Había una frase de Miguel, que repetía durante el franquismo, y era la de decir "me parece que aquí hay mucho rojo", una muletilla destinada más a él mismo que a los demás, una ironía para introducir en la propia portería, porque se había jugado la vida siendo un tierno adolescente por unos ideales en los que creía, y se había dado cuenta de la deriva en que quedaban los himnos y las canciones, en la mentira de la revolución pendiente, eternamente pendiente, en las hueras palabras de los discursos con tanto polvo como el que ya había caído sobre las banderas.

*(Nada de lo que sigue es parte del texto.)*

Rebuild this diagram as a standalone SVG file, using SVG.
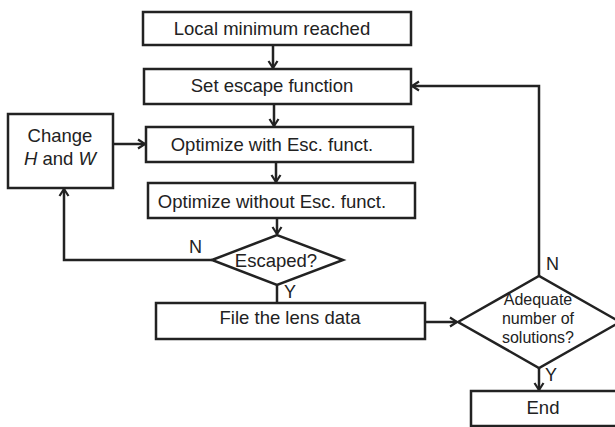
<svg xmlns="http://www.w3.org/2000/svg" width="615" height="427" viewBox="0 0 615 427">
<defs>
<style>
.box{fill:#fff;stroke:#222;stroke-width:2.5}
.ln{fill:none;stroke:#222;stroke-width:2.5}
.t{font-family:"Liberation Sans",Arial,sans-serif;font-size:18.5px;fill:#222;text-anchor:middle}
.s{font-family:"Liberation Sans",Arial,sans-serif;font-size:16px;fill:#222;text-anchor:middle}
.l{font-family:"Liberation Sans",Arial,sans-serif;font-size:18px;fill:#222}
</style>
<marker id="ar" markerWidth="12" markerHeight="12" refX="9" refY="6" orient="auto" markerUnits="userSpaceOnUse">
<path d="M2,1.5 L9,6 L2,10.5" fill="none" stroke="#222" stroke-width="2.2"/>
</marker>
</defs>
<rect width="615" height="427" fill="#fff"/>
<g id="connectors">
<line class="ln" x1="273" y1="45" x2="273" y2="68" marker-end="url(#ar)"/>
<line class="ln" x1="274" y1="104" x2="274" y2="126" marker-end="url(#ar)"/>
<line class="ln" x1="113" y1="144" x2="145" y2="144" marker-end="url(#ar)"/>
<line class="ln" x1="276" y1="162" x2="276" y2="182" marker-end="url(#ar)"/>
<line class="ln" x1="277" y1="218" x2="277" y2="234" marker-end="url(#ar)"/>
<polyline class="ln" points="212,260 64,260 64,189" marker-end="url(#ar)"/>
<line class="ln" x1="277" y1="285" x2="277" y2="303"/>
<line class="ln" x1="425" y1="322" x2="457" y2="322" marker-end="url(#ar)"/>
<polyline class="ln" points="539,276 539,86 412,86" marker-end="url(#ar)"/>
<line class="ln" x1="539" y1="368" x2="539" y2="390" marker-end="url(#ar)"/>
<text class="l" x="189" y="253">N</text>
<text class="l" x="284" y="298">Y</text>
<text class="l" x="546" y="270">N</text>
<text class="l" x="545" y="381">Y</text>
</g>
<g id="n1"><rect class="box" x="143" y="12" width="268" height="33"/><text class="t" x="272" y="35">Local minimum reached</text></g>
<g id="n2"><rect class="box" x="144" y="69" width="267" height="35"/><text class="t" x="272" y="92">Set escape function</text></g>
<g id="n3"><rect class="box" x="146" y="127" width="267" height="35"/><text class="t" x="272" y="151">Optimize with Esc. funct.</text></g>
<g id="n4"><rect class="box" x="148" y="183" width="267" height="35"/><text class="t" x="272" y="208">Optimize without Esc. funct.</text></g>
<g id="n5"><rect class="box" x="8" y="114" width="105" height="74"/><text class="t" x="60" y="142">Change</text><text class="t" x="60" y="165"><tspan font-style="italic">H</tspan> and <tspan font-style="italic">W</tspan></text></g>
<g id="n6"><polygon class="box" points="212,260 277,235 343,260 277,285"/><text class="t" x="276" y="267">Escaped?</text></g>
<g id="n7"><rect class="box" x="156" y="303" width="269" height="36"/><text class="t" x="290" y="324">File the lens data</text></g>
<g id="n8"><polygon class="box" points="458,322 539,276 620,322 539,368"/><text class="s" x="538" y="305">Adequate</text><text class="s" x="538" y="324">number of</text><text class="s" x="538" y="343">solutions?</text></g>
<g id="n9"><rect class="box" x="471" y="391" width="150" height="35"/><text class="t" x="543" y="414">End</text></g>
</svg>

SI ALGUIEN piensa que Miguel pudo aprovecharse de su condición de excombatiente, puede que no conociera su horario laboral de siete días a la semana, sin vacaciones anuales, porque la semana que se marchaba a Panticosa la pasaba con la cámara en la mano. Pocas veces le ví sin ella. En una de las últimas ocasiones, cuando la Asociación de la Prensa de Aragón me honró con su galardón, jubilado hacía ya tiempo, maltrecho tempranamente por un accidente automovilístico, allí estaba con una cámara pequeña para tomar nota de lo que sucedía, porque los viejos fotógrafos nunca se jubilan. Los jubilan las leyes biológicas, que siempre llegan a cumplirse en ese momento que siempre nos parece demasiado temprano, en un día raro, como el de hoy, cuando brilla el Mediterráneo y se estremece con el viento de levante hasta que ha venido Miguel a mi lado, con el silencio y la contundencia con que llegan los recuerdos, con la tremenda melancolía de unos años de vino y rosas en los que a mí me parecía que un periódico podía cambiar el mundo, y Miguel, que ya no creía en casi nada, se esforzaba como si ese principio fuera verdad. Gracias, querido amigo. Siempre nos quedará París (Miguel), siempre nos quedará el ejemplo de tu trabajo.